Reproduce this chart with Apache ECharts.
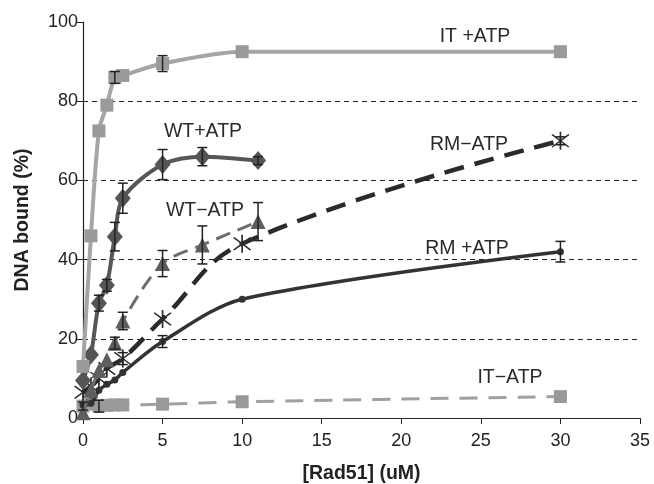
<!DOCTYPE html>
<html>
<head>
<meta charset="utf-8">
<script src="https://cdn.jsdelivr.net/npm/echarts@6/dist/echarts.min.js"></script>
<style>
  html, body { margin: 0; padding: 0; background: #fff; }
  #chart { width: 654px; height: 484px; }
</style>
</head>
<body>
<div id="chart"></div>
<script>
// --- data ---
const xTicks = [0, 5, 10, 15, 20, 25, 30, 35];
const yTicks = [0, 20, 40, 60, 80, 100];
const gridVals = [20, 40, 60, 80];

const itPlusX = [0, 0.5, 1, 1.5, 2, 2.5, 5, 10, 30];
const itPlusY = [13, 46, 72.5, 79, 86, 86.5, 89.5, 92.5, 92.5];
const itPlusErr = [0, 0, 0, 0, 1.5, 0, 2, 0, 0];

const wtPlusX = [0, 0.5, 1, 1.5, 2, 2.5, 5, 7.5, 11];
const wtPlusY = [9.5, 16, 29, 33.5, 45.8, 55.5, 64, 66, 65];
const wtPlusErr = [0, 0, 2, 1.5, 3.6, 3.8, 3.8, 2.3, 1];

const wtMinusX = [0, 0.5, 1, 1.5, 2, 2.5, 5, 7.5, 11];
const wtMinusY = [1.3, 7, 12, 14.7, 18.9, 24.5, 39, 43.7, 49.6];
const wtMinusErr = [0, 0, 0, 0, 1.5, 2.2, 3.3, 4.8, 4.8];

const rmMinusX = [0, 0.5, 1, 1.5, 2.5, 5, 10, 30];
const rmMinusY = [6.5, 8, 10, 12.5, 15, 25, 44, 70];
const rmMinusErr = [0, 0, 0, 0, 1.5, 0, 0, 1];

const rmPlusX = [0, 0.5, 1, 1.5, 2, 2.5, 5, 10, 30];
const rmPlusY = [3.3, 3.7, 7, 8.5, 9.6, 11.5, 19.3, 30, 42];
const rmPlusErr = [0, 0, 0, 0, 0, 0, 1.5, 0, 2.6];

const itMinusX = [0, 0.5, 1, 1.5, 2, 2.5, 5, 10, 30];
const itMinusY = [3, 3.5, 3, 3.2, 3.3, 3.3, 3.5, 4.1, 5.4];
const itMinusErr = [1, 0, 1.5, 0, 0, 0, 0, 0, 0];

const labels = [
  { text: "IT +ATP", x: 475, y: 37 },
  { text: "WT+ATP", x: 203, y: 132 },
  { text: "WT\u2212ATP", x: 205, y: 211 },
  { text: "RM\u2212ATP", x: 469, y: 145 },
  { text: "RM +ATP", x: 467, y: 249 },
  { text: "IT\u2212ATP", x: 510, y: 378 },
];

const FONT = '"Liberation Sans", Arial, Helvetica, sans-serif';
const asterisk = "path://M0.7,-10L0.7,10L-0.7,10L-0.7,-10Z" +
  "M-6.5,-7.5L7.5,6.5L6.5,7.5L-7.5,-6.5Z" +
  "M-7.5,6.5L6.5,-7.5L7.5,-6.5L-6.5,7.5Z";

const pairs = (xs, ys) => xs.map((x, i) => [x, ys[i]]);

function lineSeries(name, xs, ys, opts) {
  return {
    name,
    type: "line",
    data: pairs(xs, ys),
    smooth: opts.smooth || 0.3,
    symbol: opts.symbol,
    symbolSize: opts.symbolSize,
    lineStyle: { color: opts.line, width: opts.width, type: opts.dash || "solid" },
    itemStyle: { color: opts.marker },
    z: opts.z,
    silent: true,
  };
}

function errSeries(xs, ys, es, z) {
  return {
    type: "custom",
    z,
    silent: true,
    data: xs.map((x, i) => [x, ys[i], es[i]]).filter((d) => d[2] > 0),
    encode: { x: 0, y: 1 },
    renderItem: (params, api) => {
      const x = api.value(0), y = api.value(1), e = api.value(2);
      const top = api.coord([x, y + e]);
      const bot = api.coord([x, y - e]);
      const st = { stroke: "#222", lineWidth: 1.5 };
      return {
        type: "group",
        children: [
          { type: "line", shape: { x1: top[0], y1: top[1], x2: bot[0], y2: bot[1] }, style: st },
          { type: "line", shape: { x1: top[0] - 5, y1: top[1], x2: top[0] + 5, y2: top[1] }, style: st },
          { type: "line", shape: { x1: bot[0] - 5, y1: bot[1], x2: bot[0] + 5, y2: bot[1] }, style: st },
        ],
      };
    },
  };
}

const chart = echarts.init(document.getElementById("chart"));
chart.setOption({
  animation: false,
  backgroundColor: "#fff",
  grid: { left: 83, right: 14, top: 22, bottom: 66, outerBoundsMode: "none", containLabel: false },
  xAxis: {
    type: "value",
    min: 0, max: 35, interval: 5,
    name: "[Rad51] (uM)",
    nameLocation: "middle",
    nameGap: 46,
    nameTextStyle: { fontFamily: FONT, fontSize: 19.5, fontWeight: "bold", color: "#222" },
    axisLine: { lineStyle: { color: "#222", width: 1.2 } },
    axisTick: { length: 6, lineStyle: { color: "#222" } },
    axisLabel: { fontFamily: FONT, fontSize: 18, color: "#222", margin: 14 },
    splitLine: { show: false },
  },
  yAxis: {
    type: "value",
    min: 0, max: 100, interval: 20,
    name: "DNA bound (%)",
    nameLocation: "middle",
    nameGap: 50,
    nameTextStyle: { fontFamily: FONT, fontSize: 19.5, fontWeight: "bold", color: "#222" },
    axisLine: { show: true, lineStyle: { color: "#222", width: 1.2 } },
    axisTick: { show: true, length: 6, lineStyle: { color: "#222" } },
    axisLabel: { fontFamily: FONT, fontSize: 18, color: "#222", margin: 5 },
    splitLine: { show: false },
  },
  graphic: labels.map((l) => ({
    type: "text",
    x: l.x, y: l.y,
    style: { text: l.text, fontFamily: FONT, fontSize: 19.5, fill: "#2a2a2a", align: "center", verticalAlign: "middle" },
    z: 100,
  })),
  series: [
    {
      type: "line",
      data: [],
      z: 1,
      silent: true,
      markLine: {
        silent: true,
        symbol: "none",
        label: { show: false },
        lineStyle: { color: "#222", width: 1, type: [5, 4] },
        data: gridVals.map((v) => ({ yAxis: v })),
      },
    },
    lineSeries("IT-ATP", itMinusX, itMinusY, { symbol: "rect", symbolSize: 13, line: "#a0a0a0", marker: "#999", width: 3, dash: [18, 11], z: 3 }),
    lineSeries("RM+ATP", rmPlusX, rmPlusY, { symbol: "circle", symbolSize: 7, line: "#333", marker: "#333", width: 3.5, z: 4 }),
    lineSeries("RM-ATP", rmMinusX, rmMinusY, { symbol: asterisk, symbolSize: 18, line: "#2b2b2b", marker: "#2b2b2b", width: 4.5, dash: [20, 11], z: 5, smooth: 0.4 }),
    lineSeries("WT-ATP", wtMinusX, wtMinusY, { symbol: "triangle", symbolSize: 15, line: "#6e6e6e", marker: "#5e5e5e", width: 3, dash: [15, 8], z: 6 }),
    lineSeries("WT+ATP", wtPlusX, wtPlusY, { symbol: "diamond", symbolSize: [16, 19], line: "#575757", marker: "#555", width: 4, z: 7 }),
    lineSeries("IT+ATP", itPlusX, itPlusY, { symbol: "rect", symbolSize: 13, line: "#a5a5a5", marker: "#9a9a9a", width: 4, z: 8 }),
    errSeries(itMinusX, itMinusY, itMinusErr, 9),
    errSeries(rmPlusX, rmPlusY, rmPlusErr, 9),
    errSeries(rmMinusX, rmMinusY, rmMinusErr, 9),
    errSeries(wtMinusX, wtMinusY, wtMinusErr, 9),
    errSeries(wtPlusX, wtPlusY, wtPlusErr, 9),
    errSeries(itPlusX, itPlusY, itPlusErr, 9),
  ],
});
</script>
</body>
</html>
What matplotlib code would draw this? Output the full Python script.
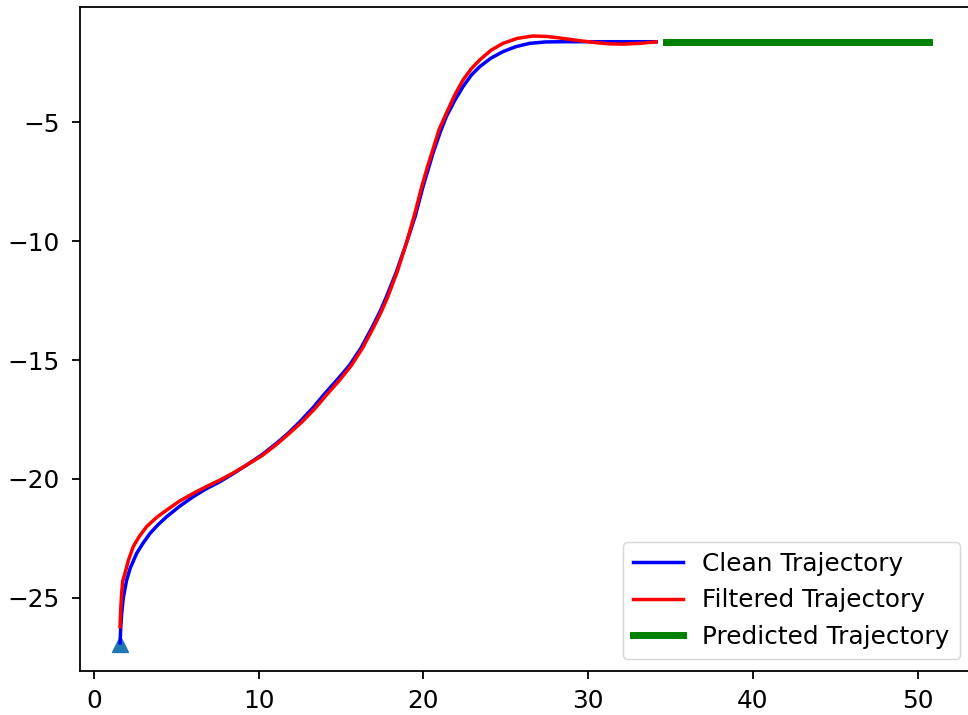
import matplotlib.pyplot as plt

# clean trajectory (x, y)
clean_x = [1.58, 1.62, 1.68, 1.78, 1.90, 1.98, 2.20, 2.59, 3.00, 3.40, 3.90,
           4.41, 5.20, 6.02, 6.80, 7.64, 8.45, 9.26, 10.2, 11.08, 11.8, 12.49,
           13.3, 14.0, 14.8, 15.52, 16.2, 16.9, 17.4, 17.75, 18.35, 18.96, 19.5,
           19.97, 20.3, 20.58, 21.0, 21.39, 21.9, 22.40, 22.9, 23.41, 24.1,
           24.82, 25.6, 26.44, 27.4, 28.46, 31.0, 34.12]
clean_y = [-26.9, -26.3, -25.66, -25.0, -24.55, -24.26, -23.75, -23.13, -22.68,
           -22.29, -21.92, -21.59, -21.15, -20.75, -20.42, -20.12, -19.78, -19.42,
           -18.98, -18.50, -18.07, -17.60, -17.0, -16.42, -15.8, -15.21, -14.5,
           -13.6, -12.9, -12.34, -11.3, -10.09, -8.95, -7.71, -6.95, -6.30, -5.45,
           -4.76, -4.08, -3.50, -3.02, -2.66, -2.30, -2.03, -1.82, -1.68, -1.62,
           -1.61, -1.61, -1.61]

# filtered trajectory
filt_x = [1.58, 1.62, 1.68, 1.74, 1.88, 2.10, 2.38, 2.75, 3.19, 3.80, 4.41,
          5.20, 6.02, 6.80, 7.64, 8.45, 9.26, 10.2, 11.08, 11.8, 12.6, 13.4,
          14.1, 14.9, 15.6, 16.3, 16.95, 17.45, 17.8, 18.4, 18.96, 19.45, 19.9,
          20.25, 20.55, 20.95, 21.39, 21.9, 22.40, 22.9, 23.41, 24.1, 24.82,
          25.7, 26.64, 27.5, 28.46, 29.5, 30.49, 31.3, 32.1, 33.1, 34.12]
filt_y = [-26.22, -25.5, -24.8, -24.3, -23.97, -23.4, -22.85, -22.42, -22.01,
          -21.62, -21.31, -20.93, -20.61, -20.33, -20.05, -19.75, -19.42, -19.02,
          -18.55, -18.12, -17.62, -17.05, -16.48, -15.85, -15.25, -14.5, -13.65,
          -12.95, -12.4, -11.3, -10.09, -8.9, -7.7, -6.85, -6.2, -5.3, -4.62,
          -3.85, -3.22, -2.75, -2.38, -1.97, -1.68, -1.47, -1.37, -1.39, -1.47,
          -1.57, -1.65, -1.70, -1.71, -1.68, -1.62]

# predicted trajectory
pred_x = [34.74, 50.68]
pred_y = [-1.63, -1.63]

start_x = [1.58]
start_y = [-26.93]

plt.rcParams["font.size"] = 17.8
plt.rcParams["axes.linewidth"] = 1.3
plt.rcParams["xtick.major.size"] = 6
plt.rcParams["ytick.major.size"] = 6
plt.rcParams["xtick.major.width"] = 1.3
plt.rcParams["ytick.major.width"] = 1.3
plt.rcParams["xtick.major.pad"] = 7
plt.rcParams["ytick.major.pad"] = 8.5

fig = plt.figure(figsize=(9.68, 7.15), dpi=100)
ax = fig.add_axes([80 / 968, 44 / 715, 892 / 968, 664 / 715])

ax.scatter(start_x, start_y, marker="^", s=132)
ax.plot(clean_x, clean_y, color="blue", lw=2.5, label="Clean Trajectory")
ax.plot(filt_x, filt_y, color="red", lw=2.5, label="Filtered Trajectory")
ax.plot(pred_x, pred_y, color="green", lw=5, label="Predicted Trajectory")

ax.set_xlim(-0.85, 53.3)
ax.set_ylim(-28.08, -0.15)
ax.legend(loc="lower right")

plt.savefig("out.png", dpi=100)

──────────────────────────────

For each line in the data above that contains the string "matplotlib", extract the line.

What matplotlib code would draw this? Output the full Python script.
import matplotlib.pyplot as plt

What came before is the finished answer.